Personal information
- Born: New Zealand

Playing information
- Position: Scrum-half
Club
| Years | Team | Pld | T | G | FG | P |
|  | Richmond |  |  |  |  |  |
|  | Point Chevalier |  |  |  |  |  |
| 1981–82 | Workington Town |  | 1 | 0 | 0 | 3 |
| 1983–84 | Leigh | 23 | 3 | 0 | 0 | 12 |
|  | Total | 23 | 4 | 0 | 0 | 15 |
Representative
| Years | Team | Pld | T | G | FG | P |
|  | Auckland |  |  |  |  |  |
| 1978–84 | New Zealand | 11 | 1 | 0 | 0 | 3 |
| 1984 | Oceania | 1 | 0 | 0 | 0 | 0 |
- Source:

= Shane Varley =

NZ international rugby league footballer

Shane Varley is a New Zealand rugby league player who represented New Zealand.

==Playing career==
Varley played for Richmond and the Point Chevalier Pirates in the Auckland Rugby League competition and represented Auckland.

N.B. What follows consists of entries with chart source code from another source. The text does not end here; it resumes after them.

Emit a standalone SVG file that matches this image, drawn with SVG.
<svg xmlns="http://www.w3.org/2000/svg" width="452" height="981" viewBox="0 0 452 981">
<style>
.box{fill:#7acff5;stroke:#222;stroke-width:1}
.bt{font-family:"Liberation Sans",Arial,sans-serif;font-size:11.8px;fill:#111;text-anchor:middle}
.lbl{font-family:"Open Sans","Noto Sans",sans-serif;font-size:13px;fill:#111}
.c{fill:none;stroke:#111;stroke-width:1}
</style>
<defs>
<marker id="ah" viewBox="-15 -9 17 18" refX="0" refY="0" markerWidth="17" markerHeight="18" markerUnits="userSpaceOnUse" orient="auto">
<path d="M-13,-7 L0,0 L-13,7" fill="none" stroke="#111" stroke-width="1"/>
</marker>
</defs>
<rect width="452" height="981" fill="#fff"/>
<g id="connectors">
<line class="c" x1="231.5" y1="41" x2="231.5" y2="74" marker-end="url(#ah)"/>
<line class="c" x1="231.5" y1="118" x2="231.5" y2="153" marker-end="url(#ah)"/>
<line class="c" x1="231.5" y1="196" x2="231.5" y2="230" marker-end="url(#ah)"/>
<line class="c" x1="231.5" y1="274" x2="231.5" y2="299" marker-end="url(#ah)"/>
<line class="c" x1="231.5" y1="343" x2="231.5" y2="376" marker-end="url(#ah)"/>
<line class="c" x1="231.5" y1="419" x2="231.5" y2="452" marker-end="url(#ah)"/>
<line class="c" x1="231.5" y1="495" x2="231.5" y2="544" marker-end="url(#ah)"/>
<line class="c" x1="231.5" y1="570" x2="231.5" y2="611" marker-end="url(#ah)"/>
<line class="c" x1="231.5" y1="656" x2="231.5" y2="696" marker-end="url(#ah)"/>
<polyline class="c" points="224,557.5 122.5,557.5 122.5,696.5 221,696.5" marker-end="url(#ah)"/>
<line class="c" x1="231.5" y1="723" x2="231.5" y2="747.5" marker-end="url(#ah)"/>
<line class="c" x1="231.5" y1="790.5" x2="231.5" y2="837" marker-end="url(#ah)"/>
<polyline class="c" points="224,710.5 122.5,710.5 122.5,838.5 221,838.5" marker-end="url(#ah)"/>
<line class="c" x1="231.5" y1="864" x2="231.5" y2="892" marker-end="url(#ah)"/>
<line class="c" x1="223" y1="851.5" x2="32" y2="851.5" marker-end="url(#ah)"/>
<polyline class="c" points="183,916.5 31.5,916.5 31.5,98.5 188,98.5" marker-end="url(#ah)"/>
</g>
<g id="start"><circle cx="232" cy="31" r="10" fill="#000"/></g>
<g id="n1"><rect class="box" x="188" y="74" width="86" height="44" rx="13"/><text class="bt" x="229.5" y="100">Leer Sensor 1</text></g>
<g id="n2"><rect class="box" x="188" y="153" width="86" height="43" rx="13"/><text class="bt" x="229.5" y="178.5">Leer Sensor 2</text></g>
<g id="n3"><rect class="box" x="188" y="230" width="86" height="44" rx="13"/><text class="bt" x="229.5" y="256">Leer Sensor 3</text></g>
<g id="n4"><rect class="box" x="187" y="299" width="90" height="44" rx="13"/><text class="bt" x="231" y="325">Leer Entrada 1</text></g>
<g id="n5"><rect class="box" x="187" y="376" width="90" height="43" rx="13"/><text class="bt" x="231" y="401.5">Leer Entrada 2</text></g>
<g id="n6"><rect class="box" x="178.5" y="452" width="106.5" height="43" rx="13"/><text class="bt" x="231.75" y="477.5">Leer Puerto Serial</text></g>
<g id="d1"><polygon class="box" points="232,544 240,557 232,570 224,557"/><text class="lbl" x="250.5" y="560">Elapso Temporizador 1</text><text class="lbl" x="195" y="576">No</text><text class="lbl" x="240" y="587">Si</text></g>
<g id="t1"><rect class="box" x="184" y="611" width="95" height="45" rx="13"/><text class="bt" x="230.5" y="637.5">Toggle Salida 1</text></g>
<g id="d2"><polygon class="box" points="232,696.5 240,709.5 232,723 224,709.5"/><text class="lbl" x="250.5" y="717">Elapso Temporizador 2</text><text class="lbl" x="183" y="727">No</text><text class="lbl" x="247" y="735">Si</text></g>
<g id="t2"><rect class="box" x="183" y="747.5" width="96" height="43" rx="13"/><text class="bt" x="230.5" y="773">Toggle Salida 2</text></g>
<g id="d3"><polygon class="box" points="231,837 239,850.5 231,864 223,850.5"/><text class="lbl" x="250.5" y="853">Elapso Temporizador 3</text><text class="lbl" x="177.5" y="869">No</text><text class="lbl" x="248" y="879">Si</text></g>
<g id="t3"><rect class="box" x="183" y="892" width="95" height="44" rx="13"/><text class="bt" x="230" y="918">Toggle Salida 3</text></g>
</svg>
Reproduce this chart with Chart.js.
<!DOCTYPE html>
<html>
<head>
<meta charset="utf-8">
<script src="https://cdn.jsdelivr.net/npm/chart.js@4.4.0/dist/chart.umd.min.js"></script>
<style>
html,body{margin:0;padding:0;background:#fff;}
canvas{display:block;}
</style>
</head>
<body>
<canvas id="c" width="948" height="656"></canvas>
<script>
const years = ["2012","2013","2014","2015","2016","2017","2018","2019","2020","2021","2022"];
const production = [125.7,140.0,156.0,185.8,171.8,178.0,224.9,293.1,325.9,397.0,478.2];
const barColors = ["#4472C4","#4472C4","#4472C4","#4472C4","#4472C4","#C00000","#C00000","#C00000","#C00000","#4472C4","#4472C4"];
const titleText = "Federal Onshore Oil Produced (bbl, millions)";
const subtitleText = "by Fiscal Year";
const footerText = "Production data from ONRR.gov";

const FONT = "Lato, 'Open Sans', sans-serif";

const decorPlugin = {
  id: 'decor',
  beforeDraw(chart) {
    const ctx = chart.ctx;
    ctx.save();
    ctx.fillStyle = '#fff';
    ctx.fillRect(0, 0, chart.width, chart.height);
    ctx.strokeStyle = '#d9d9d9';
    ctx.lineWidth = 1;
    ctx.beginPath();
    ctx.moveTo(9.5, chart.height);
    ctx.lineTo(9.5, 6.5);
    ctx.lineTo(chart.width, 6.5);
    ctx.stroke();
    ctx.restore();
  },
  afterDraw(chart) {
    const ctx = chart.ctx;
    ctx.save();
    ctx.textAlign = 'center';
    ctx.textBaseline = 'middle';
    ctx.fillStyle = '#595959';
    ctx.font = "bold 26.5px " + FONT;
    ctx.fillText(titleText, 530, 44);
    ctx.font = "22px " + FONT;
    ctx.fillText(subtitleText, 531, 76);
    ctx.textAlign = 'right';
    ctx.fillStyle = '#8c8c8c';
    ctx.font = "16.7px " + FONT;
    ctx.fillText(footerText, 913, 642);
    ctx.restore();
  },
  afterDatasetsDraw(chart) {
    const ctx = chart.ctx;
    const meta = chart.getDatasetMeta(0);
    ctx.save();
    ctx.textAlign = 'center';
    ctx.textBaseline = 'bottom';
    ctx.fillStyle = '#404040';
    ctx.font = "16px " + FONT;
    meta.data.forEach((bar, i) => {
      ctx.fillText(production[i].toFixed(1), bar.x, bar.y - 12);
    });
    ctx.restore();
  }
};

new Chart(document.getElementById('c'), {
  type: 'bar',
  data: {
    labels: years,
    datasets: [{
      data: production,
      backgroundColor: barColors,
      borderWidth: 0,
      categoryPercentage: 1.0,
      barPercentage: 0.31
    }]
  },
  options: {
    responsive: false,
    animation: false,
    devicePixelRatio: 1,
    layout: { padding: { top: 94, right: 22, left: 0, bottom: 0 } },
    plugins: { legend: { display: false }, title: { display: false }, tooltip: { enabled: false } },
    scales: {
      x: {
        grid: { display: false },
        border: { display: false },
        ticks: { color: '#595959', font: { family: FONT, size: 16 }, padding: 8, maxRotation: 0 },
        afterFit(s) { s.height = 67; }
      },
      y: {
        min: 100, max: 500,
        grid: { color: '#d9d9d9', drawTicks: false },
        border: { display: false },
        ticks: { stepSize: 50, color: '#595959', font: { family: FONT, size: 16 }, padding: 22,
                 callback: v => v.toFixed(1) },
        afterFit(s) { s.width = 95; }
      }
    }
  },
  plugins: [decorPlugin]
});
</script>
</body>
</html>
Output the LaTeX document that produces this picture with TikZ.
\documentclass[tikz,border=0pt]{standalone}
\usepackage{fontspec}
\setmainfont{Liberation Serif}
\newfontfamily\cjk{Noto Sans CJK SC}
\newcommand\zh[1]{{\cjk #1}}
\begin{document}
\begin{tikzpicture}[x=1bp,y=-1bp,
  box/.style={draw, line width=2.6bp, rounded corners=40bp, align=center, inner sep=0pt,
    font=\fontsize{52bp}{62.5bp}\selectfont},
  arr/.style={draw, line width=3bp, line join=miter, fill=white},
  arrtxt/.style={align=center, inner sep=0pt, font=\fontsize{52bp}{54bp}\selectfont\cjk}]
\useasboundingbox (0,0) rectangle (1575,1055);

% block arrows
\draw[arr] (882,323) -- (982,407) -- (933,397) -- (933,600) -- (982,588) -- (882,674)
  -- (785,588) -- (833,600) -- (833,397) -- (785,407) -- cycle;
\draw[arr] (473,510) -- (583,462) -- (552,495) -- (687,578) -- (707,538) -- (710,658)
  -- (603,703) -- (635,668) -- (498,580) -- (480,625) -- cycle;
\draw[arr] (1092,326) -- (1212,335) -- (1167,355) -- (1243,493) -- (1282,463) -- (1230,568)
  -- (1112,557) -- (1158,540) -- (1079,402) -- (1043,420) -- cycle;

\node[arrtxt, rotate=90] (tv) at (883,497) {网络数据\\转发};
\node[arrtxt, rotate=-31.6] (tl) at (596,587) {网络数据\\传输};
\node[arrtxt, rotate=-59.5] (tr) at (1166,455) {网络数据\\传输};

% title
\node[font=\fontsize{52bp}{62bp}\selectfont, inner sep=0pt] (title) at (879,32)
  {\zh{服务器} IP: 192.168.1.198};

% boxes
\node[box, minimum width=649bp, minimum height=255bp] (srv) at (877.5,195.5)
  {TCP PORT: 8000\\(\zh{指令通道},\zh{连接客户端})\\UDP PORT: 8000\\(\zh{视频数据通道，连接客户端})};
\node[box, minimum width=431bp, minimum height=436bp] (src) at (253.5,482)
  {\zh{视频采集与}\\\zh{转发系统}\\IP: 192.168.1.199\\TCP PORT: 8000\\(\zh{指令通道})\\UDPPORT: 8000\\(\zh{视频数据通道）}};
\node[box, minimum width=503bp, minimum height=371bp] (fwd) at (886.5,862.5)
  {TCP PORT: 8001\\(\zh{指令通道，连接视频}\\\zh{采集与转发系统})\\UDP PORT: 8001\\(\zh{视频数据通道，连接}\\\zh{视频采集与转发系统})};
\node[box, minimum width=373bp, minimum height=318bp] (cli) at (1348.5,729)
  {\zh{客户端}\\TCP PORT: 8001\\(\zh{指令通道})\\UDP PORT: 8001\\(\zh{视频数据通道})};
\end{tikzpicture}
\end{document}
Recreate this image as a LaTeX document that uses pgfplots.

He was first selected to play for New Zealand in 1978, touring Australia and Papua New Guinea. He went on to play in 11 test matches for New Zealand and was part of the 1980 tour of Great Britain and France. In 1981 he captained Auckland to a 20-10 victory over France.

He played in England for two off-seasons, playing for Workington Town in 1981-82 and Leigh in 1983-84.

Varley's last test match for New Zealand was in 1984. Also that year he represented Oceania in a match against Europe, held to celebrate French Rugby League's 50th anniversary.